Dinilai Monopoli, Google Digugat Pemerintah AS

Kamis, 22 Oktober 2020 - 10:15 WIB
loading...
Dinilai Monopoli, Google...
Google, perusahaan teknologi terbesar di dunia, digugat pemerintah Amerika Serikat (AS). Foto/dok
A A A
WASHINGTON - Google , perusahaan teknologi terbesar di dunia, digugat pemerintah Amerika Serikat (AS) karena melanggar undang-undang kompetisi dan melakukan monopoli terhadap mesin pencarian dan iklan online.

Gugatan tersebut merupakan aksi terbesar yang dilakukan Departemen Kehakiman AS terhadap sebuah perusahaan teknologi raksasa dalam beberapa tahun terakhir. Sebelumnya, AS menindak perusahaan teknologi besar sejak menggugat Microsoft Corp karena praktik antipersaingan pada tahun 1998 silam. (Baca: Inilah Pahala dan Keutamaan Menjaga Pandangan Mata)

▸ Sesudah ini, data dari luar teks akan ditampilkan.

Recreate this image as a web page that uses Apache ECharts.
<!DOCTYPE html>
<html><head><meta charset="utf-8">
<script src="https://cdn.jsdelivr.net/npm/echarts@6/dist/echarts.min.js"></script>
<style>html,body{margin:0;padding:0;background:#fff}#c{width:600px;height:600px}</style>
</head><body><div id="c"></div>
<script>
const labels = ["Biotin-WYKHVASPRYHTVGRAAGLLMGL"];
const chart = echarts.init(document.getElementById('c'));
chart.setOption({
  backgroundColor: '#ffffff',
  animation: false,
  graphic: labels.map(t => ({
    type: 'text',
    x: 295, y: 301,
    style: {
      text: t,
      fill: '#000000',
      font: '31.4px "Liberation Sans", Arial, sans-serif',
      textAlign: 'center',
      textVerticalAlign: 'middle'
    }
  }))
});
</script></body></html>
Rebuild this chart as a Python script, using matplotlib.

Departemen Kehakiman melakukan gugatan terhadap Google setelah investigasi selama setahun lebih. Itu terjadi setelah Google menghadapi tekanan dan gugatan dari banyak pihak baik di dalam negeri maupun luar negeri.

Gugatan tersebut diajukan di pengadilan federal oleh Departemen Kehakiman dan 11 negara bagian, yakni Arkansas, Florida, Georgia, Indiana, Kentucky, Louisiana, Mississippi, Missouri, Montana, South Carolina dan Texas. Gugatan tersebut fokus pada miliaran dolar yang dibayar Google kepada perusahaan ponsel seperti Apple, Samsung, dan lainnya untuk memasang mesin pencari Google pada peralatan mereka. Itu menjadikan rival mereka tidak bisa mendapatkan upaya untuk meningkatkan algoritma dan terus berkembang.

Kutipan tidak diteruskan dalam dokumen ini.